As Moses lifted up the serpent in the wilderness, even so must the Son of Man be lifted up; so that whoever believes will in Him have eternal life.

God delays His just wrath at our sin in order to give us more opportunity to accept His free gift of salvation. But most people ignore His gracious offer of forgiveness in Christ Jesus. Which is why Jesus told the Disciples, in Matthew 7:13-14:

Enter through the narrow gate; for the gate is wide and the way is broad that leads to destruction, and there are many who enter through it. For the gate is small and the way is narrow that leads to life, and there are few who find it.

The promise of redemption, of salvation, is available to all mankind, Jesus died for all mankind. But forgiveness only comes to those who put their faith in Jesus as their Savior.

In the 6th and last stanza of his poem, Mohr brought us back to the events of that glorious night of miracles. God gave a humble group of shepherds the privilege of being the first to publicly hear of God’s gift of a Savior. Why them?
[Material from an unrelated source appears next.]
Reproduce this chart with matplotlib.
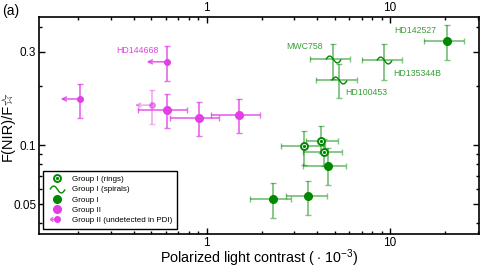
import numpy as np
import matplotlib
matplotlib.use("Agg")
import matplotlib.pyplot as plt
from matplotlib.lines import Line2D
from matplotlib.path import Path
from matplotlib.legend_handler import HandlerTuple
from matplotlib.ticker import FixedLocator, LogLocator, NullFormatter, FixedFormatter

plt.rcParams['font.family'] = ['Liberation Sans', 'DejaVu Sans']
plt.rcParams['mathtext.fontset'] = 'custom'
plt.rcParams['mathtext.rm'] = 'Liberation Sans'

GREEN = '#008800'
GREEN_TXT = '#3a9e3a'
MAG = '#e23fe6'

# Group I (filled) : x, x-range, y, y-range
g1_x = [2.29, 3.58, 4.57, 20.4]
g1_xlo = [1.73, 2.70, 3.37, 15.3]
g1_xhi = [2.87, 4.52, 5.73, 25.4]
g1_y = [0.0532, 0.0553, 0.0785, 0.341]
g1_ylo = [0.0424, 0.0441, 0.0627, 0.273]
g1_yhi = [0.0639, 0.0659, 0.097, 0.410]

# Group I (rings)
ring_x = [3.40, 4.18, 4.38]
ring_xlo = [2.54, 3.50, 3.37]
ring_xhi = [4.40, 5.22, 5.45]
ring_y = [0.0985, 0.105, 0.0925]
ring_ylo = [0.0792, 0.091, 0.078]
ring_yhi = [0.118, 0.126, 0.108]

# Group I (spirals)
spi_x = [4.91, 5.27, 9.31]
spi_xlo = [3.66, 3.96, 7.01]
spi_xhi = [6.07, 6.61, 11.67]
spi_y = [0.275, 0.216, 0.272]
spi_ylo = [0.217, 0.173, 0.216]
spi_yhi = [0.329, 0.260, 0.326]

# Group II (detected)
g2_x = [0.605, 0.904, 1.50]
g2_xlo = [0.424, 0.633, 1.05]
g2_xhi = [0.778, 1.167, 1.95]
g2_y = [0.152, 0.138, 0.143]
g2_ylo = [0.122, 0.111, 0.1155]
g2_yhi = [0.182, 0.166, 0.171]

# Group II (undetected in PDI) - upper limits
ul_x = [0.204, 0.605, 0.503]
ul_xend = [0.160, 0.471, 0.406]
ul_y = [0.172, 0.266, 0.160]
ul_ylo = [0.137, 0.213, 0.128]
ul_yhi = [0.204, 0.319, 0.192]
ul_alpha = [1.0, 1.0, 0.55]

# star labels
lab_names = ['HD144668', 'MWC758', 'HD142527', 'HD135344B', 'HD100453']
lab_x = [0.549, 4.31, 10.5, 10.4, 5.68]
lab_y = [0.304, 0.320, 0.384, 0.232, 0.186]
lab_ha = ['right', 'right', 'left', 'left', 'left']
lab_col = [MAG, GREEN_TXT, GREEN_TXT, GREEN_TXT, GREEN_TXT]

t = np.linspace(0, 2 * np.pi, 40)
spiral = Path(np.column_stack([t / np.pi - 1, 0.45 * np.sin(t)]))
arrow = Path([(-1, 0), (0, 0), (-0.62, 0.32), (-1, 0), (-0.62, -0.32)],
             [Path.MOVETO, Path.LINETO, Path.MOVETO, Path.LINETO, Path.LINETO])


def err(x, lo, hi):
    x = np.array(x)
    return [x - np.array(lo), np.array(hi) - x]


fig = plt.figure(figsize=(4.91, 2.68), dpi=100)
ax = fig.add_axes([0.0794, 0.127, 0.8962, 0.8096])
ax.set_xscale('log')
ax.set_yscale('log')

ebkw = dict(fmt='none', elinewidth=1.3, capsize=2.3, capthick=1.0)
gcol = matplotlib.colors.to_rgba(GREEN, 0.5)
mcol = matplotlib.colors.to_rgba(MAG, 0.75)

ax.errorbar(g1_x, g1_y, xerr=err(g1_x, g1_xlo, g1_xhi), yerr=err(g1_y, g1_ylo, g1_yhi), ecolor=gcol, **ebkw)
ax.errorbar(ring_x, ring_y, xerr=err(ring_x, ring_xlo, ring_xhi), yerr=err(ring_y, ring_ylo, ring_yhi), ecolor=gcol, **ebkw)
ax.errorbar(spi_x, spi_y, xerr=err(spi_x, spi_xlo, spi_xhi), yerr=err(spi_y, spi_ylo, spi_yhi), ecolor=gcol, **ebkw)
ax.errorbar(g2_x, g2_y, xerr=err(g2_x, g2_xlo, g2_xhi), yerr=err(g2_y, g2_ylo, g2_yhi), ecolor=mcol, **ebkw)

ax.plot(g1_x, g1_y, 'o', color=GREEN, ms=5.5, zorder=5)
ax.plot(ring_x, ring_y, 'o', mfc='white', mec=GREEN, mew=1.4, ms=5, zorder=5)
ax.plot(ring_x, ring_y, 'o', color=GREEN, ms=1.3, zorder=6)
ax.plot(spi_x, spi_y, ls='none', marker=spiral, mfc='none', mec=GREEN, mew=1.0, ms=11, zorder=5)
ax.plot(g2_x, g2_y, 'o', color=MAG, ms=5.5, zorder=5)

for i in range(len(ul_x)):
    a = ul_alpha[i]
    ax.errorbar([ul_x[i]], [ul_y[i]], yerr=err([ul_y[i]], [ul_ylo[i]], [ul_yhi[i]]),
                ecolor=matplotlib.colors.to_rgba(MAG, 0.75 * a), **ebkw)
    ax.annotate('', xy=(ul_xend[i], ul_y[i]), xytext=(ul_x[i], ul_y[i]),
                arrowprops=dict(arrowstyle='->', color=MAG, alpha=0.8 * a, lw=1.2,
                                shrinkA=0, shrinkB=0, mutation_scale=7))
    ax.plot([ul_x[i]], [ul_y[i]], 'o', color=MAG, ms=4, alpha=a, zorder=5)

for name, x, y, ha, c in zip(lab_names, lab_x, lab_y, lab_ha, lab_col):
    ax.text(x, y, name, ha=ha, va='center', fontsize=6.3, color=c)

ax.set_xlim(0.122, 30.5)
ax.set_ylim(0.0353, 0.45)

ax.yaxis.set_major_locator(FixedLocator([0.05, 0.1, 0.3]))
ax.yaxis.set_major_formatter(FixedFormatter(['0.05', '0.1', '0.3']))
ax.yaxis.set_minor_locator(LogLocator(base=10, subs=np.arange(2, 10)))
ax.yaxis.set_minor_formatter(NullFormatter())
ax.xaxis.set_major_locator(FixedLocator([1, 10]))
ax.xaxis.set_major_formatter(FixedFormatter(['1', '10']))
ax.xaxis.set_minor_locator(LogLocator(base=10, subs=np.arange(2, 10)))
ax.xaxis.set_minor_formatter(NullFormatter())

ax.tick_params(which='both', direction='in', top=True, right=True, labeltop=True,
               labelsize=8.5, width=1.0, pad=2)
ax.tick_params(which='major', length=4.5)
ax.tick_params(which='minor', length=2.5)
for s in ax.spines.values():
    s.set_linewidth(1.2)

ax.set_xlabel(r'Polarized light contrast ( $\cdot$ 10$^{-3}$)', fontsize=10.3, labelpad=-1)
ax.set_ylabel('F(NIR)/F\u2606', fontsize=10.5)
ax.yaxis.set_label_coords(-0.056, 0.5)
fig.text(0.004, 0.985, '(a)', fontsize=10, va='top', ha='left')

h_ring = (Line2D([], [], ls='none', marker='o', mfc='white', mec=GREEN, mew=1.4, ms=5),
          Line2D([], [], ls='none', marker='o', color=GREEN, ms=1.3))
h_spi = Line2D([], [], ls='none', marker=spiral, mfc='none', mec=GREEN, mew=1.0, ms=11)
h_g1 = Line2D([], [], ls='none', marker='o', color=GREEN, ms=5.5)
h_g2 = Line2D([], [], ls='none', marker='o', color=MAG, ms=5.5)
h_ul = (Line2D([], [], ls='none', marker=arrow, mfc='none', mec=MAG, mew=1.0, ms=10, alpha=0.8),
        Line2D([], [], ls='none', marker='o', color=MAG, ms=4))
leg = ax.legend([h_ring, h_spi, h_g1, h_g2, h_ul],
                ['Group I (rings)', 'Group I (spirals)', 'Group I', 'Group II',
                 'Group II (undetected in PDI)'],
                handler_map={tuple: HandlerTuple(ndivide=1)},
                loc='lower left', bbox_to_anchor=(0.009, 0.023), borderaxespad=0,
                fontsize=5.8, fancybox=False, edgecolor='black', framealpha=1,
                handlelength=2.3, handletextpad=0.7, labelspacing=0.32, borderpad=0.6)
leg.get_frame().set_linewidth(1.0)

fig.savefig('out.png', dpi=100)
It is very likely that the sheep they were watching over were destined for the Temple as sacrifices. If so, God was graciously letting them know that the true sacrifice, the Lamb of God, had been born into the world. Soon, they would no longer need to provide a lamb that was unblemished because the Holy, Undefiled, Unblemished, Son of God would offer Himself up to God as man’s substitute. He would die for our sins.

As a fitting close to Mohr’s message in poetry, he called for this message to be sounded out both near and far, Christ the Savior is here!
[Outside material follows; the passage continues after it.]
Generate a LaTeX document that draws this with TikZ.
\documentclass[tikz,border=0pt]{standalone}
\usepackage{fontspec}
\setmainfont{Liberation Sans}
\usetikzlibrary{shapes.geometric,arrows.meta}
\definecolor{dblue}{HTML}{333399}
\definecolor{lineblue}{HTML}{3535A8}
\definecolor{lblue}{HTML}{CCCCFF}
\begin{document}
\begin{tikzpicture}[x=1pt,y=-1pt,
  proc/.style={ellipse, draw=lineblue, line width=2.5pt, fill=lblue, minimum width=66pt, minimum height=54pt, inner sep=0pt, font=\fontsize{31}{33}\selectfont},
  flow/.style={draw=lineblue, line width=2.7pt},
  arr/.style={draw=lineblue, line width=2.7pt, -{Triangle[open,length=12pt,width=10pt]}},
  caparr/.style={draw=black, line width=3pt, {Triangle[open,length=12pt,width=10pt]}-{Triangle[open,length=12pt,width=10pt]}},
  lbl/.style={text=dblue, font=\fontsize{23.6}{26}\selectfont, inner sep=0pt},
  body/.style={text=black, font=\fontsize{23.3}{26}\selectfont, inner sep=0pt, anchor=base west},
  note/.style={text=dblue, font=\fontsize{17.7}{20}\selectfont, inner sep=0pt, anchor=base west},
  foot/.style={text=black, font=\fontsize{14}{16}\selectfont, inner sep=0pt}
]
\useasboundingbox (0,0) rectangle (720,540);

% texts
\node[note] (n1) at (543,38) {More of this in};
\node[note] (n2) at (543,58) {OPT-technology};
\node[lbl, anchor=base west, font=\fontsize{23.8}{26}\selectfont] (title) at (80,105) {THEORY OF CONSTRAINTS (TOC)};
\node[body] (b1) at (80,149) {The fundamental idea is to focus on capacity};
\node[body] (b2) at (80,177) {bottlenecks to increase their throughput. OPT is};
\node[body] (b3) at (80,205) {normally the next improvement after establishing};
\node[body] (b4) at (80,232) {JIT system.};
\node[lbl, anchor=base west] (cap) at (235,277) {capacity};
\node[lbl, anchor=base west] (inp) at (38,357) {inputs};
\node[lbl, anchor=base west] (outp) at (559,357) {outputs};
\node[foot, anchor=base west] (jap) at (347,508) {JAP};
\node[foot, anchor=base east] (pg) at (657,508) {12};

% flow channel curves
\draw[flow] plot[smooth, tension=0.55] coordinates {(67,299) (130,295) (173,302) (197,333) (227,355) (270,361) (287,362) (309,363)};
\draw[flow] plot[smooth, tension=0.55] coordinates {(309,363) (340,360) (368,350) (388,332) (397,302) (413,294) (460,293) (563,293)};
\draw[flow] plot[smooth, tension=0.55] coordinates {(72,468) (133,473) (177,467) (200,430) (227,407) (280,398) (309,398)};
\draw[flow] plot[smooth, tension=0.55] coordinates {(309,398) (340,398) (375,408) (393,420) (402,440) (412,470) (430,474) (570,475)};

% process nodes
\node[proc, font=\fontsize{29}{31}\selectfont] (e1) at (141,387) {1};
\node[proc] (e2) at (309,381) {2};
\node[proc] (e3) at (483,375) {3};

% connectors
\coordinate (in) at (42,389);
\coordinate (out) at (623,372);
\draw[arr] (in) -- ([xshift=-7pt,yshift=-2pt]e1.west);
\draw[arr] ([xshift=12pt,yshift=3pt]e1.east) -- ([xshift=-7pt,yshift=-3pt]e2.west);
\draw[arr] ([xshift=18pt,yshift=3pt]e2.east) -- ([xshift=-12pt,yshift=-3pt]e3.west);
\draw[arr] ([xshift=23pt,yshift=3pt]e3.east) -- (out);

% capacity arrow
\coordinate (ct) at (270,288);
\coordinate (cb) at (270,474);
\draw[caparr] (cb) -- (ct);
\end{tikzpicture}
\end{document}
This is truly a message for us. God Himself has called us to be His ambassadors to this world to sound out that Christ the Savior has come and offers, through His blood, forgiveness for our sins, peace with God, love for God and for each other, and the privilege of living in the Grace of God for eternity.

Therefore, we are ambassadors for Christ, as though God were making an appeal through us; we beg you on behalf of Christ, be reconciled to God.

Christ the Savior is born! Christ the Savior is here!